2. Dünya Savaşı sırasında ailesi tarafından  güvenliği için uzak bir köye gönderilen bir çocuğun oradan oraya savruluşunun sinirleri yıpratan hikayesi olan Boyalı kuş, dehşetle vahşetin, masumiyetle sevginin yakınlığını irdeleyen bir şaheserdir.

Edebiyat tarihinin en önemli ve özgün yazarlarından Kosiniski'nin ilk ve en ünlü eseridir.

"2.Dünya Savaşı'nı konu edinen kayda değer kurgulardan hiçbiri Jerzy Kosiniski'nin Boyalı Kuş'unun seviyesini yakalayamaz. Görkemli bir sanat eseri ve insan iradesi üzerine yazılmış en iyi methiye. Bunu okuyan asla unutmayacak ve mutlaka sarsılacak. Boyalı Kuş edebiyatımızı zenginleştiriyor."

YAZAR: JERZY KOSINISKI

ÇEVİREN: AYDIN EMEÇ

YAYINEVİ: E YAYINLARI

SAYFA SAYISI: 239

YORUM:  Herkese merhabalar .Öncelikle Jerzy Kosiniski hakkında ufak bir bilgi vermek istiyorum. Polonya asıllı yazar  İkinci Dünya savaşında doğu polonya'da katolik bir aileye sahte bir kimlikle sığınıyor. Yahudi bir ailede doğan bu çocuğun asıl adı Josef Lowinkopf'tur.  Ailenin babası Moses Nazilerin  ayak seslerini duyar ve ailenin soyadını Kosiniski'ye çevirir.  Sonradan vaftiz edilerek Hıristiyan olan aile, Yahudi kimliğini savaş boyu saklar.

Yazar bir yandan kendi hayatını yazmış diye biliriz.
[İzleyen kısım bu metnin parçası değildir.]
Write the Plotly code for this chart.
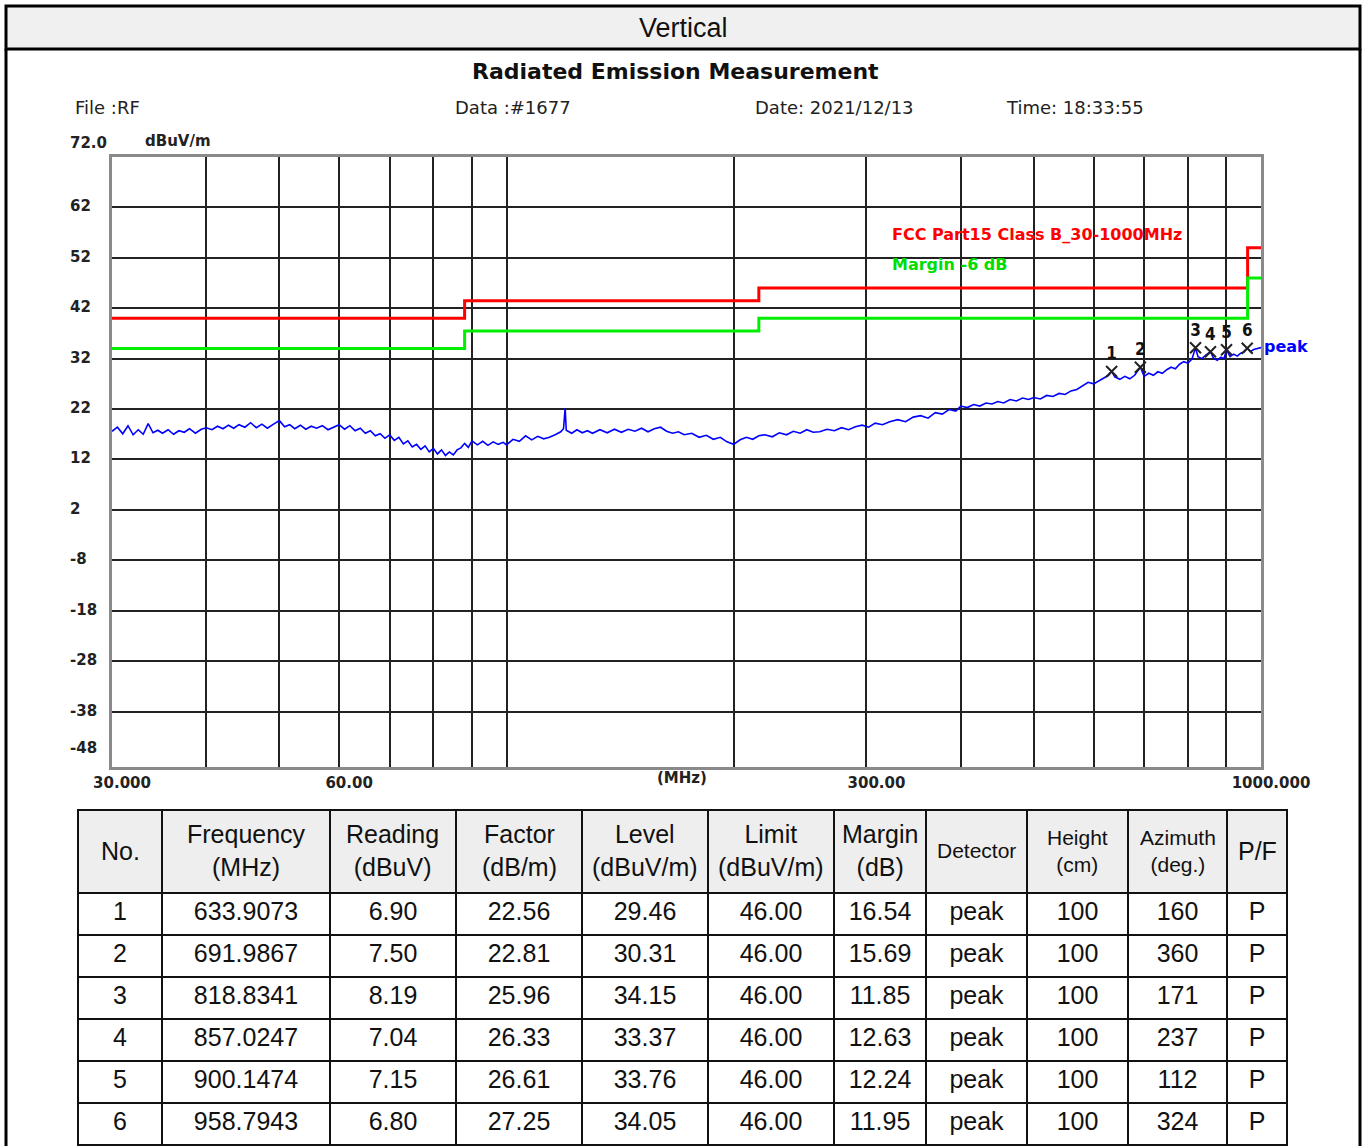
import plotly.graph_objects as go
import math

W, H = 1365, 1146

# ---------------- data ----------------
trace_freq = [
    30.0, 30.5, 31.0, 31.5, 32.0, 32.5, 33.0, 33.5, 34.0, 34.5,
    35.0, 35.6, 36.2, 36.8, 37.4, 38.0, 38.7, 39.4, 40.0, 40.7,
    41.4, 42.1, 42.8, 43.5, 44.2, 45.0, 45.8, 46.6, 47.4, 48.2,
    49.0, 50.0, 50.8, 51.6, 52.4, 53.3, 54.2, 55.1, 56.0, 57.0,
    58.0, 59.0, 60.0, 61.0, 62.0, 63.0, 64.0, 65.0, 66.0, 67.0,
    68.0, 69.0, 70.0, 71.0, 72.0, 73.0, 74.0, 75.0, 76.0, 77.0,
    78.0, 79.0, 80.0, 81.0, 82.0, 83.0, 84.0, 85.0, 86.0, 87.0,
    88.0, 89.0, 90.0, 91.5, 93.0, 94.5, 96.0, 97.5, 99.0, 100.0,
    102, 104, 106, 108, 110, 112, 114, 116, 118, 119,
    119.6, 120, 122, 124, 126, 128, 130, 133, 136, 139,
    142, 145, 148, 151, 154, 157, 160, 163, 166, 169,
    172, 176, 180, 184, 188, 192, 196, 200, 204, 208,
    212, 216, 220, 225, 230, 235, 240, 245, 250, 255,
    260, 266, 272, 278, 284, 290, 296, 302, 308, 315,
    322, 330, 338, 346, 354, 362, 370, 378, 386, 394,
    400, 408, 416, 424, 432, 440, 448, 456, 465, 474,
    483, 492, 500, 510, 520, 530, 540, 550, 560, 570,
    580, 590, 600, 610, 620, 628, 633.9073, 640, 650, 660,
    670, 680, 691.9867, 700, 710, 720, 730, 740, 750, 760,
    770, 780, 790, 800, 810, 818.8341, 825, 835, 845, 857.0247,
    865, 875, 885, 893, 900.1474, 910, 920, 930, 940, 950,
    958.7943, 968, 978, 990, 1000,
]
trace_level = [
    17.6, 18.4, 17.1, 18.7, 16.9, 17.9, 17.0, 19.1, 17.3, 17.8,
    17.2, 17.9, 17.0, 17.7, 17.4, 18.1, 17.2, 18.0, 18.3, 17.9,
    18.6, 18.1, 18.8, 18.2, 18.9, 18.4, 19.3, 18.3, 19.0, 18.2,
    18.9, 19.7, 18.5, 18.9, 18.1, 18.8, 18.0, 18.6, 18.2, 18.7,
    17.9, 18.4, 18.9, 18.0, 18.7, 17.7, 18.2, 17.2, 17.7, 16.7,
    17.1, 16.2, 16.9, 15.8, 16.4, 15.1, 15.7, 14.5, 15.0, 14.0,
    14.7, 13.5, 14.2, 13.1, 13.9, 12.8, 13.5, 12.9, 13.9, 14.3,
    15.2, 14.4, 15.7, 14.9, 15.6, 14.8, 15.5, 15.0, 15.4, 14.9,
    16.0, 15.6, 16.7, 15.9, 16.6, 16.1, 16.4, 16.9, 17.5, 18.1,
    22.2, 17.8, 17.2, 17.9, 17.3, 17.7, 17.2, 17.9, 17.3, 18.0,
    17.4, 18.0, 17.6, 18.2, 17.5, 18.1, 18.4, 17.6, 17.2, 17.5,
    16.9, 17.2, 16.4, 16.8, 16.0, 16.4, 15.5, 15.0, 15.9, 16.4,
    16.0, 16.7, 16.9, 16.5, 17.3, 16.9, 17.6, 17.2, 17.9, 17.4,
    17.5, 18.0, 17.7, 18.3, 17.9, 18.5, 18.8, 18.4, 19.2, 18.9,
    19.5, 19.9, 19.5, 20.4, 20.7, 20.2, 21.3, 21.0, 21.9, 21.6,
    22.6, 22.3, 22.9, 22.6, 23.2, 23.0, 23.5, 23.2, 23.9, 23.6,
    24.2, 23.9, 24.3, 24.0, 24.7, 24.5, 25.1, 24.9, 25.6, 25.9,
    26.6, 27.3, 27.0, 27.6, 28.2, 28.7, 29.46, 28.4, 27.9, 28.5,
    28.0, 28.7, 30.31, 28.5, 29.1, 28.7, 29.4, 29.1, 29.8, 30.3,
    30.0, 30.9, 31.4, 31.1, 31.9, 34.15, 32.4, 32.0, 32.7, 33.37,
    32.1, 31.7, 32.3, 32.0, 33.76, 32.4, 32.9, 32.5, 33.1, 33.3,
    34.05, 33.4, 33.8, 34.0, 34.2,
]

limit_freq = [30, 88, 216, 960, 1000]
limit_level = [40, 43.5, 46, 54, 54]
margin_level = [34, 37.5, 40, 48, 48]

peak_no = [1, 2, 3, 4, 5, 6]
peak_freq = [633.9073, 691.9867, 818.8341, 857.0247, 900.1474, 958.7943]
peak_reading = [6.90, 7.50, 8.19, 7.04, 7.15, 6.80]
peak_factor = [22.56, 22.81, 25.96, 26.33, 26.61, 27.25]
peak_level = [29.46, 30.31, 34.15, 33.37, 33.76, 34.05]
peak_limit = [46.00, 46.00, 46.00, 46.00, 46.00, 46.00]
peak_margin = [16.54, 15.69, 11.85, 12.63, 12.24, 11.95]
peak_detector = ["peak"] * 6
peak_height = [100, 100, 100, 100, 100, 100]
peak_azimuth = [160, 360, 171, 237, 112, 324]
peak_pf = ["P"] * 6

x_grid = [30, 40, 50, 60, 70, 80, 90, 100, 200, 300, 400, 500, 600, 700, 800, 900, 1000]
x_labels = {30: "30.000", 60: "60.00", 300: "300.00", 1000: "1000.000"}
y_ticks = [62, 52, 42, 32, 22, 12, 2, -8, -18, -28, -38]

table_headers = ["No.", "Frequency<br>(MHz)", "Reading<br>(dBuV)", "Factor<br>(dB/m)",
                 "Level<br>(dBuV/m)", "Limit<br>(dBuV/m)", "Margin<br>(dB)", "Detector",
                 "Height<br>(cm)", "Azimuth<br>(deg.)", "P/F"]
table_col_widths = [84, 168, 126, 126, 126, 126, 92, 101, 101, 99, 60]
table_header_sizes = [25, 25, 25, 25, 25, 25, 25, 21, 21, 21, 25]

# ---------------- helpers (layout positions) ----------------
def px(x):
    return x / W

def py(y):
    return 1 - y / H

CHART_FONT = "DejaVu Sans, Verdana, sans-serif"
TABLE_FONT = "Liberation Sans, Arial, Helvetica, sans-serif"
TABLE_LEFT, TABLE_RIGHT, TABLE_TOP, HEADER_H = 78, 1287, 810, 83

fig = go.Figure()

fig.add_trace(go.Scatter(x=limit_freq, y=limit_level, mode="lines", line_shape="hv",
                         line=dict(color="#ff0000", width=3), hoverinfo="skip"))
fig.add_trace(go.Scatter(x=limit_freq, y=margin_level, mode="lines", line_shape="hv",
                         line=dict(color="#00ee00", width=3), hoverinfo="skip"))
fig.add_trace(go.Scatter(x=trace_freq, y=trace_level, mode="lines",
                         line=dict(color="#0000ff", width=1.6)))
fig.add_trace(go.Scatter(x=peak_freq, y=peak_level, mode="markers+text",
                         text=[str(n) for n in peak_no], textposition="top center",
                         textfont=dict(family="DejaVu Sans Condensed, DejaVu Sans", size=17,
                                       color="#111", weight="bold"),
                         marker=dict(symbol="x-thin", size=11,
                                     line=dict(color="#222", width=2))))

fig.add_trace(go.Table(
    domain=dict(x=[px(TABLE_LEFT), px(TABLE_RIGHT)], y=[0, py(TABLE_TOP)]),
    columnwidth=table_col_widths,
    header=dict(values=[""] * len(table_headers), fill_color="#eeeeee",
                line=dict(color="#111", width=2), height=HEADER_H, align="center",
                font=dict(family=TABLE_FONT, color="#111", size=25)),
    cells=dict(values=[peak_no,
                       [f"{v:.4f}" for v in peak_freq],
                       [f"{v:.2f}" for v in peak_reading],
                       [f"{v:.2f}" for v in peak_factor],
                       [f"{v:.2f}" for v in peak_level],
                       [f"{v:.2f}" for v in peak_limit],
                       [f"{v:.2f}" for v in peak_margin],
                       peak_detector, peak_height, peak_azimuth, peak_pf],
               fill_color="white", line=dict(color="#111", width=2), height=42,
               align="center", font=dict(family=TABLE_FONT, color="#111", size=25)),
))

ann = []
# table header labels, centred in each column
total_w = sum(table_col_widths)
scale = (TABLE_RIGHT - TABLE_LEFT) / total_w
cx = TABLE_LEFT
for label, wcol, fs in zip(table_headers, table_col_widths, table_header_sizes):
    centre = cx + wcol * scale / 2
    cx += wcol * scale
    ann.append(dict(x=px(centre), y=py(TABLE_TOP + HEADER_H / 2 - 1), xref="paper", yref="paper",
                    xanchor="center", yanchor="middle", align="center", text=label,
                    showarrow=False, font=dict(family=TABLE_FONT, size=fs, color="#111")))

# y tick labels (left aligned)
for v in y_ticks:
    ann.append(dict(x=px(68), y=v, xref="paper", yref="y", xanchor="left", yanchor="middle",
                    yshift=1, text=f"<b>{v}</b>", showarrow=False,
                    font=dict(family=CHART_FONT, size=15, color="#222")))
ann.append(dict(x=px(68), y=py(143), xref="paper", yref="paper", xanchor="left", yanchor="middle",
                text="<b>72.0</b>", showarrow=False, font=dict(family=CHART_FONT, size=15, color="#222")))
ann.append(dict(x=px(68), y=py(748), xref="paper", yref="paper", xanchor="left", yanchor="middle",
                text="<b>-48</b>", showarrow=False, font=dict(family=CHART_FONT, size=15, color="#222")))
ann.append(dict(x=px(143), y=py(141), xref="paper", yref="paper", xanchor="left", yanchor="middle",
                text="<b>dBuV/m</b>", showarrow=False, font=dict(family=CHART_FONT, size=15, color="#222")))
ann.append(dict(x=px(682), y=py(778), xref="paper", yref="paper", xanchor="center", yanchor="middle",
                text="<b>(MHz)</b>", showarrow=False, font=dict(family=CHART_FONT, size=15, color="#222")))
ann.append(dict(x=px(890), y=py(234), xref="paper", yref="paper", xanchor="left", yanchor="middle",
                text="<b>FCC Part15 Class B_30-1000MHz</b>", showarrow=False,
                font=dict(family=CHART_FONT, size=16, color="#ff0000")))
ann.append(dict(x=px(890), y=py(264), xref="paper", yref="paper", xanchor="left", yanchor="middle",
                text="<b>Margin -6 dB</b>", showarrow=False,
                font=dict(family=CHART_FONT, size=16, color="#00dd00")))
ann.append(dict(x=px(1262), y=py(346), xref="paper", yref="paper", xanchor="left", yanchor="middle",
                text="<b>peak</b>", showarrow=False,
                font=dict(family=CHART_FONT, size=16, color="#0000ff")))
# titles
ann.append(dict(x=px(683), y=py(28), xref="paper", yref="paper", xanchor="center", yanchor="middle",
                text="Vertical", showarrow=False, font=dict(family=TABLE_FONT, size=27, color="#111")))
ann.append(dict(x=px(675), y=py(72), xref="paper", yref="paper", xanchor="center", yanchor="middle",
                text="<b>Radiated Emission Measurement</b>", showarrow=False,
                font=dict(family=CHART_FONT, size=22, color="#111")))
for xx, t in [(73, "File :RF"), (453, "Data :#1677"), (753, "Date: 2021/12/13"), (1004, "Time: 18:33:55")]:
    ann.append(dict(x=px(xx), y=py(108), xref="paper", yref="paper", xanchor="left", yanchor="middle",
                    text=t, showarrow=False, font=dict(family=CHART_FONT, size=18, color="#222")))

shapes = [
    dict(type="rect", xref="paper", yref="paper", x0=px(6), x1=px(1360), y0=py(6), y1=py(49),
         fillcolor="#f0f0f0", line=dict(color="#000", width=3), layer="below"),
    dict(type="line", xref="paper", yref="paper", x0=px(6), x1=px(6), y0=py(49), y1=0,
         line=dict(color="#000", width=3)),
    dict(type="line", xref="paper", yref="paper", x0=px(1360), x1=px(1360), y0=py(49), y1=0,
         line=dict(color="#000", width=3)),
]

fig.update_layout(
    width=W, height=H, margin=dict(l=0, r=0, t=0, b=0, pad=0, autoexpand=False),
    paper_bgcolor="white", plot_bgcolor="white", showlegend=False,
    annotations=ann, shapes=shapes,
    xaxis=dict(type="log", domain=[px(112), px(1261)], automargin=False,
               range=[math.log10(30), math.log10(1000)],
               tickmode="array", tickvals=x_grid,
               ticktext=[x_labels.get(v, "") for v in x_grid],
               ticklabelshift=10, ticks="", showgrid=True, gridcolor="#222", gridwidth=1.6,
               showline=True, linecolor="#8a8a8a", linewidth=3, mirror=True,
               tickfont=dict(family=CHART_FONT, size=15, color="#222", weight="bold"),
               zeroline=False, fixedrange=True),
    yaxis=dict(domain=[py(767), py(157)], range=[-49, 72], automargin=False,
               tickmode="array", tickvals=y_ticks, showticklabels=False, ticks="",
               showgrid=True, gridcolor="#222", gridwidth=1.6,
               showline=True, linecolor="#8a8a8a", linewidth=3, mirror=True,
               zeroline=False, fixedrange=True),
)

fig.write_html("out.html", config={"displayModeBar": False},
               post_script="document.body.style.margin='0';document.body.style.overflow='hidden';")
Kitapta adını bilmediğimiz yedi yaşında bir çocuğun on bir yaşına kadar sığınacak bir yerler aramasıyla  geçiyor. Çocuk ailesi tarafından gönderildiği yaşlı bir kadın ölünce sokakta kalır. Çocuk köy köy dolaşa dolasa kendisini saklayacak birilerini arar çünkü savaş vardır ve Yahudi olan bu çocuk her yerde dışlanmaktadır. Bir kaç kötü adamın eline düşer ve onların işlerini yapar, bütün yükü sırtlanır fakat yaranamaz her gün dayak yer. Gittiği her evde bu şekilde yaşamaya çalışan bu çocuk savaşın sonuna kadar bir çok ailede kalır ve her ailenin farklı hikayesi vardır. Her gittiği yerden bir şeyler öğrenir. Şiddeti sevmeyen, çok ezilen bu çocuk kitabın sonlarında oldukça hırçın bir çocuğa dönüşür.

Küçük bir çocuğun hikayesi çoğu yerde içimizi acıyor. Ben bu kitabı okurken Naziler ve savaş bekliyordum. Fakat hiç öyle olmadı daha çok çocuk üzerine yoğunlaşan kitabı ben sevdim. Okuması keyifli ve hızlı bir kitap. Okumak isteyen herkese tavsiye ederim.